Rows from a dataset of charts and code
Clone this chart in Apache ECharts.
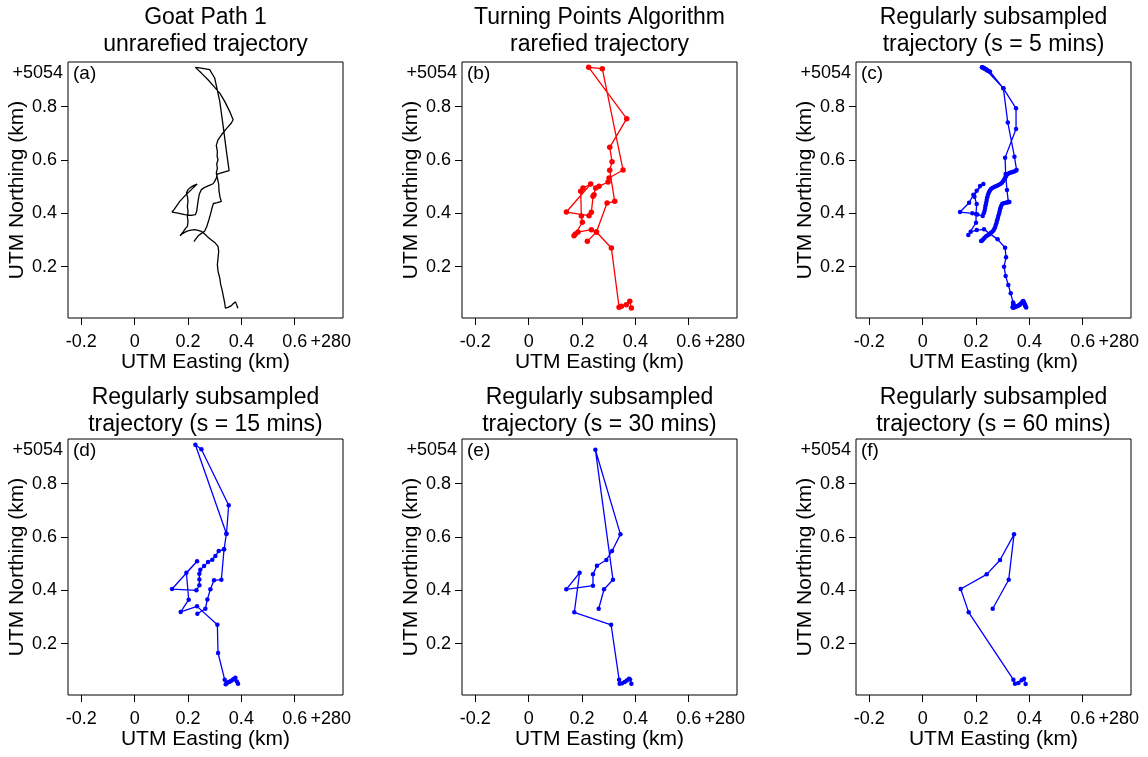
<!DOCTYPE html>
<html>
<head>
<meta charset="utf-8">
<script src="https://cdn.jsdelivr.net/npm/echarts@6/dist/echarts.min.js"></script>
<style>
  html, body { margin: 0; padding: 0; background: #fff; }
  #chart { width: 1148px; height: 757px; }
</style>
</head>
<body>
<div id="chart"></div>
<script>
// values are offsets in km: [easting - 280, northing - 5054]

// (a) full trajectory
const pathA = [
  [0.387,0.044],[0.378,0.068],[0.370,0.062],[0.3625,0.054],[0.35,0.0475],[0.34,0.045],
  [0.3375,0.064],[0.3325,0.089],[0.3275,0.114],[0.3225,0.1325],[0.319,0.1575],[0.3125,0.1825],
  [0.31,0.2075],[0.3125,0.2325],[0.315,0.2575],[0.3125,0.276],[0.30,0.291],[0.2875,0.30],
  [0.275,0.31],[0.2625,0.3225],[0.25,0.3325],[0.2375,0.336],[0.225,0.339],[0.206,0.336],
  [0.194,0.3325],[0.181,0.325],[0.17,0.316],
  [0.181,0.33],[0.19,0.3425],[0.1975,0.351],[0.20,0.37],[0.1975,0.389],[0.20,0.4075],
  [0.1975,0.426],[0.20,0.445],[0.1975,0.464],[0.194,0.476],[0.20,0.489],[0.21,0.4975],
  [0.2225,0.505],[0.234,0.51],
  [0.2125,0.489],[0.19,0.4675],[0.169,0.445],[0.1475,0.414],[0.14,0.405],
  [0.1625,0.401],[0.1875,0.395],[0.2125,0.3925],[0.2275,0.395],[0.2325,0.4075],
  [0.235,0.426],[0.2375,0.445],[0.24,0.46],[0.2425,0.4725],[0.25,0.489],[0.2625,0.4975],
  [0.2775,0.504],[0.294,0.511],[0.30,0.52],[0.306,0.5325],[0.31,0.5475],[0.331,0.554],[0.354,0.56],
  [0.344,0.6325],[0.331,0.7325],[0.319,0.82],[0.30,0.9075],[0.281,0.939],
  [0.25,0.945],[0.2275,0.9475],
  [0.25,0.926],[0.275,0.901],[0.30,0.8725],[0.319,0.851],[0.3375,0.82],[0.356,0.7825],
  [0.369,0.751],[0.3625,0.739],[0.344,0.7175],[0.3275,0.6975],[0.3125,0.676],[0.306,0.655],
  [0.31,0.6325],[0.309,0.614],[0.3125,0.601],[0.3075,0.585],[0.31,0.57],[0.306,0.551],
  [0.31,0.5325],[0.315,0.51],[0.316,0.485],[0.32,0.46],[0.325,0.445],[0.31,0.44],
  [0.295,0.437],[0.29,0.42],[0.285,0.40],[0.278,0.375],[0.27,0.35],[0.262,0.333],
  [0.25,0.325],[0.238,0.316],[0.23,0.305],[0.222,0.294]
];

// (b) turning points
const pathB = [
  [0.385,0.045],[0.379,0.07],[0.366,0.0575],[0.3475,0.0513],[0.339,0.0475],
  [0.31,0.27],[0.254,0.33],[0.235,0.339],[0.185,0.33],[0.175,0.3225],[0.17,0.316],
  [0.2013,0.3663],[0.1975,0.39],[0.195,0.4825],[0.2038,0.495],[0.2325,0.51],
  [0.1413,0.405],[0.2263,0.3913],[0.235,0.4038],[0.2413,0.4638],[0.245,0.47],
  [0.2513,0.495],[0.2638,0.5013],[0.2975,0.5175],[0.3013,0.5325],[0.3538,0.5625],
  [0.276,0.9425],[0.225,0.9475],[0.3675,0.755],[0.3038,0.6475],[0.3125,0.5938],
  [0.3038,0.5613],[0.3225,0.445],[0.2938,0.4388],[0.254,0.33],[0.22,0.295]
];

// (c) every 5 mins
const pathC = [
  [0.388,0.047],[0.386,0.050],[0.385,0.054],[0.383,0.058],[0.381,0.063],[0.379,0.068],
  [0.377,0.071],[0.374,0.069],[0.371,0.065],[0.368,0.061],[0.365,0.058],[0.362,0.056],
  [0.358,0.054],[0.354,0.052],[0.350,0.051],[0.346,0.049],[0.342,0.047],[0.339,0.046],
  [0.337,0.048],[0.339,0.052],[0.341,0.056],[0.340,0.061],[0.339,0.066],
  [0.330,0.100],[0.321,0.131],[0.311,0.165],[0.305,0.200],[0.3125,0.235],[0.309,0.271],
  [0.281,0.3025],[0.23,0.34],[0.2025,0.3375],[0.18,0.331],[0.171,0.319],
  [0.200,0.365],[0.200,0.3975],[0.2025,0.435],[0.194,0.4625],[0.2025,0.485],[0.215,0.5025],[0.2275,0.51],
  [0.19,0.47],[0.174,0.44],[0.14,0.405],
  [0.186,0.40],[0.205,0.396],[0.225,0.39],
  [0.229,0.400],[0.232,0.410],[0.234,0.420],[0.236,0.430],[0.238,0.440],[0.240,0.450],
  [0.242,0.460],[0.245,0.470],[0.248,0.478],[0.252,0.486],[0.257,0.492],[0.263,0.496],
  [0.270,0.500],[0.277,0.503],[0.284,0.506],[0.291,0.510],[0.297,0.515],[0.302,0.521],
  [0.306,0.528],[0.310,0.535],[0.314,0.542],[0.319,0.548],[0.325,0.551],[0.331,0.553],
  [0.337,0.555],[0.343,0.557],[0.349,0.560],[0.352,0.563],
  [0.344,0.6125],[0.319,0.741],[0.3025,0.869],
  [0.2525,0.931],[0.247,0.934],[0.242,0.937],[0.237,0.940],[0.233,0.942],[0.229,0.945],
  [0.225,0.947],[0.222,0.948],[0.226,0.946],[0.231,0.943],[0.236,0.940],[0.241,0.937],
  [0.3025,0.869],[0.35,0.794],[0.35,0.716],[0.309,0.609],[0.311,0.548],[0.316,0.4875],[0.321,0.444],
  [0.325,0.443],[0.318,0.441],[0.311,0.440],[0.304,0.438],[0.298,0.435],[0.294,0.428],
  [0.291,0.419],[0.289,0.410],[0.287,0.401],[0.284,0.392],[0.282,0.383],[0.279,0.374],
  [0.277,0.365],[0.274,0.356],[0.271,0.347],[0.267,0.339],[0.262,0.332],[0.256,0.327],
  [0.250,0.322],[0.244,0.318],[0.238,0.314],[0.232,0.309],[0.227,0.303],[0.223,0.298],[0.219,0.296]
];

// (d) every 15 mins
const pathD = [
  [0.3875,0.05],[0.383,0.058],[0.3775,0.0725],[0.372,0.068],[0.3688,0.066],[0.362,0.061],
  [0.356,0.057],[0.35,0.055],[0.345,0.052],[0.3413,0.0475],[0.3375,0.065],
  [0.3125,0.165],[0.31,0.271],[0.2338,0.34],[0.1725,0.319],[0.2025,0.365],[0.1938,0.466],
  [0.234,0.509],[0.14,0.405],[0.2313,0.40],[0.2425,0.419],[0.2425,0.441],[0.2425,0.4625],
  [0.246,0.4775],[0.26,0.491],[0.275,0.506],[0.291,0.515],[0.3025,0.529],[0.315,0.5475],
  [0.335,0.554],[0.344,0.6125],[0.2275,0.946],[0.25,0.929],[0.3525,0.719],[0.344,0.6125],
  [0.335,0.554],[0.325,0.44],[0.2975,0.4375],[0.2838,0.404],[0.2725,0.366],[0.265,0.331],[0.235,0.3125]
];

// (e) every 30 mins
const pathE = [
  [0.385,0.05],[0.38,0.066],[0.376,0.069],[0.368,0.062],[0.36,0.056],[0.35,0.052],[0.341,0.05],
  [0.339,0.065],[0.309,0.271],[0.171,0.3175],[0.191,0.466],[0.141,0.404],[0.241,0.4175],
  [0.241,0.46],[0.256,0.4925],[0.291,0.514],[0.3125,0.5475],[0.344,0.61],[0.25,0.9275],
  [0.316,0.44],[0.2825,0.404],[0.2625,0.331]
];

// (f) every 60 mins
const pathF = [
  [0.386,0.049],[0.38,0.069],[0.371,0.0625],[0.359,0.0525],[0.346,0.05],[0.34,0.065],
  [0.1725,0.3175],[0.1425,0.405],[0.24,0.46],[0.29,0.514],[0.3425,0.61],[0.3225,0.44],[0.2625,0.331]
];

const titles = [
  'Goat Path 1\nunrarefied trajectory',
  'Turning Points Algorithm\nrarefied trajectory',
  'Regularly subsampled\ntrajectory (s = 5 mins)',
  'Regularly subsampled\ntrajectory (s = 15 mins)',
  'Regularly subsampled\ntrajectory (s = 30 mins)',
  'Regularly subsampled\ntrajectory (s = 60 mins)'
];
const panelLabels = ['(a)', '(b)', '(c)', '(d)', '(e)', '(f)'];
const xTicks = [-0.2, 0, 0.2, 0.4, 0.6];
const yTicks = [0.2, 0.4, 0.6, 0.8];
const eastOffset = '+280';
const northOffset = '+5054';
const paths = [pathA, pathB, pathC, pathD, pathE, pathF];
const colors = ['#000000', '#ff0000', '#0000ff', '#0000ff', '#0000ff', '#0000ff'];

const FONT = '"Liberation Sans", Arial, Helvetica, sans-serif';
const colLeft = [68, 462, 856];
const rowTop = [62, 439];
const titleTop = [4, 384];
const boxW = 275, boxH = 256;
const xMin = -0.25, xMax = 0.781;
const yMin = 0.0076, yMax = 0.9676;
const offsetLabelX = 0.735;

const chart = echarts.init(document.getElementById('chart'));

const grid = [], xAxis = [], yAxis = [], series = [], title = [], graphic = [];

paths.forEach(function (data, i) {
  const col = i % 3, row = Math.floor(i / 3);
  const left = colLeft[col], top = rowTop[row];

  grid.push({
    left: left, top: top, width: boxW, height: boxH,
    show: true, borderColor: '#000', borderWidth: 1, backgroundColor: 'transparent',
    containLabel: false, outerBoundsMode: 'none'
  });

  xAxis.push({
    gridIndex: i, type: 'value', min: xMin, max: xMax,
    axisLine: { show: false, onZero: false },
    splitLine: { show: false },
    axisTick: { show: true, inside: false, length: 7, customValues: xTicks, lineStyle: { color: '#000', width: 1 } },
    axisLabel: {
      customValues: xTicks.concat([offsetLabelX]),
      formatter: function (v) { return v > 0.7 ? eastOffset : String(Math.round(v * 10) / 10); },
      color: '#000', fontSize: 18, fontFamily: FONT, margin: 15
    },
    name: 'UTM Easting (km)', nameLocation: 'middle', nameGap: 33,
    nameTextStyle: { color: '#000', fontSize: 21, fontFamily: FONT }
  });

  yAxis.push({
    gridIndex: i, type: 'value', min: yMin, max: yMax,
    axisLine: { show: false, onZero: false },
    splitLine: { show: false },
    axisTick: { show: true, inside: false, length: 7, customValues: yTicks, lineStyle: { color: '#000', width: 1 } },
    axisLabel: {
      customValues: yTicks,
      formatter: function (v) { return String(Math.round(v * 10) / 10); },
      color: '#000', fontSize: 18, fontFamily: FONT, margin: 11
    },
    name: 'UTM Northing (km)', nameLocation: 'middle', nameGap: 38, nameRotate: 90,
    nameTextStyle: { color: '#000', fontSize: 21, fontFamily: FONT }
  });

  series.push({
    type: 'line', xAxisIndex: i, yAxisIndex: i, data: data,
    showSymbol: i > 0, symbol: 'circle', symbolSize: i === 1 ? 5.5 : 4.5,
    lineStyle: { color: colors[i], width: 1.3 },
    itemStyle: { color: colors[i] },
    silent: true, animation: false
  });

  title.push({
    text: titles[i], left: left + boxW / 2, top: titleTop[row], textAlign: 'center', padding: 0,
    textStyle: { color: '#000', fontSize: 23, fontWeight: 'normal', fontFamily: FONT, lineHeight: 27 }
  });

  graphic.push({
    type: 'text', x: left - 5, y: top + 11.5,
    style: { text: northOffset, fill: '#000', font: '18px ' + FONT, align: 'right', verticalAlign: 'middle' }
  });
  graphic.push({
    type: 'text', x: left + 5, y: top + 11.5,
    style: { text: panelLabels[i], fill: '#000', font: '19px ' + FONT, align: 'left', verticalAlign: 'middle' }
  });
});

chart.setOption({
  backgroundColor: '#fff',
  animation: false,
  title: title,
  grid: grid,
  xAxis: xAxis,
  yAxis: yAxis,
  series: series,
  graphic: graphic
});
</script>
</body>
</html>
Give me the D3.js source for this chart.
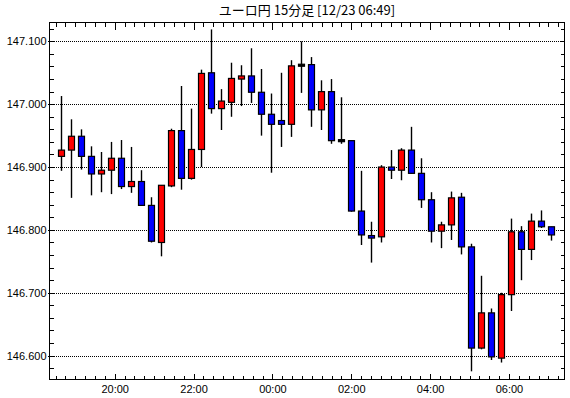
<!DOCTYPE html>
<html>
<head>
<meta charset="utf-8">
<script src="https://cdn.jsdelivr.net/npm/d3@7"></script>
<style>
  html, body { margin: 0; padding: 0; background: #fff; }
  svg { display: block; }
  .tick-label { font-family: "Liberation Sans", Arial, sans-serif; font-size: 11px; fill: #000; }
</style>
</head>
<body>
<svg id="chart" width="570" height="398"></svg>
<script>
// =========
// DATA
// =========

// 15 minute candles, 12/22 18:30 .. 12/23 06:45
const times = ["18:30","18:45","19:00","19:15","19:30","19:45","20:00","20:15","20:30","20:45",
               "21:00","21:15","21:30","21:45","22:00","22:15","22:30","22:45","23:00","23:15",
               "23:30","23:45","00:00","00:15","00:30","00:45","01:00","01:15","01:30","01:45",
               "02:00","02:15","02:30","02:45","03:00","03:15","03:30","03:45","04:00","04:15",
               "04:30","04:45","05:00","05:15","05:30","05:45","06:00","06:15","06:30","06:45"];

const opens  = [146.917,146.927,146.949,146.917,146.889,146.895,146.914,146.869,146.877,146.839,
                146.780,146.870,146.958,146.882,146.928,147.050,146.993,147.003,147.040,147.045,
                147.019,146.984,146.974,146.968,147.062,147.063,146.991,147.020,146.942,146.942,
                146.830,146.791,146.789,146.900,146.895,146.927,146.890,146.848,146.798,146.808,
                146.852,146.773,146.612,146.668,146.596,146.697,146.797,146.769,146.814,146.805];

const highs  = [147.013,146.976,146.960,146.933,146.924,146.940,146.943,146.932,146.895,146.852,
                146.871,146.961,147.029,146.993,147.055,147.119,147.024,147.066,147.062,147.089,
                147.056,147.017,147.050,147.070,147.100,147.075,147.038,147.040,147.011,146.942,
                146.894,146.813,146.903,146.927,146.930,146.964,146.914,146.860,146.813,146.861,
                146.859,146.778,146.727,146.675,146.700,146.818,146.806,146.826,146.831,146.805];

const lows   = [146.894,146.851,146.896,146.855,146.860,146.857,146.865,146.859,146.838,146.780,
                146.758,146.868,146.864,146.880,146.900,146.985,146.959,146.980,146.997,147.002,
                146.950,146.891,146.932,146.948,147.018,146.964,146.959,146.937,146.937,146.829,
                146.776,146.748,146.780,146.881,146.879,146.890,146.835,146.780,146.771,146.784,
                146.761,146.575,146.610,146.593,146.589,146.671,146.720,146.752,146.803,146.783];

const closes = [146.927,146.949,146.917,146.889,146.895,146.914,146.869,146.877,146.839,146.782,
                146.871,146.958,146.882,146.928,147.049,146.993,147.005,147.041,147.045,147.019,
                146.984,146.968,146.968,147.061,147.062,146.991,147.020,146.942,146.942,146.830,
                146.792,146.787,146.900,146.895,146.927,146.890,146.848,146.798,146.808,146.851,
                146.773,146.612,146.668,146.598,146.697,146.797,146.769,146.814,146.805,146.792];

const yTickValues = [146.6, 146.7, 146.8, 146.9, 147.0, 147.1];

const titleText = "ユーロ円 15分足 [12/23 06:49]";

// =========
// LAYOUT
// =========

const svg = d3.select("#chart");
const plotLeft = 49.5, plotRight = 564.5, plotTop = 22.5, plotBottom = 379.5;

// price scale
const y = d3.scaleLinear()
  .domain([146.562, 147.130])
  .range([plotBottom, plotTop]);

// time scale for the axis ticks
const tAxis = d3.scaleTime()
  .domain([new Date(2024, 11, 22, 18, 20, 48), new Date(2024, 11, 23, 7, 24, 30)])
  .range([plotLeft, plotRight]);

// candle positions
const x = d3.scalePoint()
  .domain(times)
  .range([60.5, 550.5]);

const candles = times.map((t, i) => ({
  t: t, o: opens[i], h: highs[i], l: lows[i], c: closes[i]
}));

// ============
// GRIDLINES
// ============

svg.append("g")
  .selectAll("line")
  .data(yTickValues)
  .enter()
  .append("line")
    .attr("x1", plotLeft)
    .attr("x2", plotRight)
    .attr("y1", d => Math.round(y(d)) + 0.5)
    .attr("y2", d => Math.round(y(d)) + 0.5)
    .attr("stroke", "#000")
    .attr("stroke-width", 1)
    .attr("stroke-dasharray", "1,1")
    .attr("shape-rendering", "crispEdges");

// ============
// AXES
// ============

const tickStyle = g => {
  g.select(".domain").remove();
  g.selectAll(".tick line").attr("stroke", "#000").attr("shape-rendering", "crispEdges");
};

// minor y ticks (inward), both sides
svg.append("g")
  .attr("transform", "translate(" + plotLeft + ",0)")
  .call(d3.axisRight(y).ticks(30).tickSize(4).tickFormat(""))
  .call(tickStyle);

svg.append("g")
  .attr("transform", "translate(" + plotRight + ",0)")
  .call(d3.axisLeft(y).ticks(30).tickSize(4).tickFormat(""))
  .call(tickStyle);

// y labels
svg.append("g")
  .attr("transform", "translate(" + plotLeft + ",0)")
  .call(d3.axisLeft(y).tickValues(yTickValues).tickSize(2).tickPadding(1).tickFormat(d3.format(".3f")))
  .call(tickStyle)
  .call(g => g.selectAll("text").attr("class", "tick-label").attr("font-family", null).attr("font-size", null));

// minor x ticks top and bottom
svg.append("g")
  .attr("transform", "translate(0," + plotTop + ")")
  .call(d3.axisBottom(tAxis).ticks(d3.timeMinute.every(15)).tickSize(4).tickFormat(""))
  .call(tickStyle);

svg.append("g")
  .attr("transform", "translate(0," + plotBottom + ")")
  .call(d3.axisTop(tAxis).ticks(d3.timeMinute.every(15)).tickSize(4).tickFormat(""))
  .call(tickStyle);

// major x ticks
svg.append("g")
  .attr("transform", "translate(0," + plotTop + ")")
  .call(d3.axisBottom(tAxis).ticks(d3.timeHour.every(2)).tickSize(7).tickFormat(""))
  .call(tickStyle);

svg.append("g")
  .attr("transform", "translate(0," + plotBottom + ")")
  .call(d3.axisTop(tAxis).ticks(d3.timeHour.every(2)).tickSize(6).tickFormat(""))
  .call(tickStyle);

// x labels
svg.append("g")
  .attr("transform", "translate(0," + plotBottom + ")")
  .call(d3.axisBottom(tAxis).ticks(d3.timeHour.every(2)).tickSize(0).tickPadding(6).tickFormat(d3.timeFormat("%H:%M")))
  .call(tickStyle)
  .call(g => g.selectAll("text").attr("class", "tick-label").attr("font-family", null).attr("font-size", null));

// ============
// CANDLES
// ============

const color = d => d.c > d.o ? "#ff0000" : (d.c < d.o ? "#0000ff" : "#000000");

const cg = svg.append("g");

cg.selectAll(".wick")
  .data(candles)
  .enter()
  .append("line")
    .attr("class", "wick")
    .attr("x1", d => Math.round(x(d.t)) + 0.5)
    .attr("x2", d => Math.round(x(d.t)) + 0.5)
    .attr("y1", d => y(d.h))
    .attr("y2", d => y(d.l))
    .attr("stroke", "#000")
    .attr("stroke-width", 1.4);

cg.selectAll(".body")
  .data(candles)
  .enter()
  .append("rect")
    .attr("class", "body")
    .attr("x", d => Math.round(x(d.t)) - 2.5)
    .attr("width", 6)
    .attr("y", d => d.c === d.o ? y(d.o) - 1 : y(Math.max(d.o, d.c)))
    .attr("height", d => d.c === d.o ? 2 : Math.max(1, y(Math.min(d.o, d.c)) - y(Math.max(d.o, d.c))))
    .attr("fill", color)
    .attr("stroke", "#000")
    .attr("stroke-width", 1.2);

// ============
// FRAME + TITLE
// ============

svg.append("rect")
  .attr("x", plotLeft)
  .attr("y", plotTop)
  .attr("width", plotRight - plotLeft)
  .attr("height", plotBottom - plotTop)
  .attr("fill", "none")
  .attr("stroke", "#000")
  .attr("stroke-width", 1);

svg.append("text")
  .attr("x", (plotLeft + plotRight) / 2)
  .attr("y", 15)
  .attr("text-anchor", "middle")
  .attr("font-family", "'Noto Sans CJK JP', sans-serif")
  .attr("font-size", 13)
  .text(titleText);
</script>
</body>
</html>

**What the task asks**
Search the listing for the word "this". Copy every line in which it occurs.

**The solution**
Clone this chart in Apache ECharts.
Give me the D3.js source for this chart.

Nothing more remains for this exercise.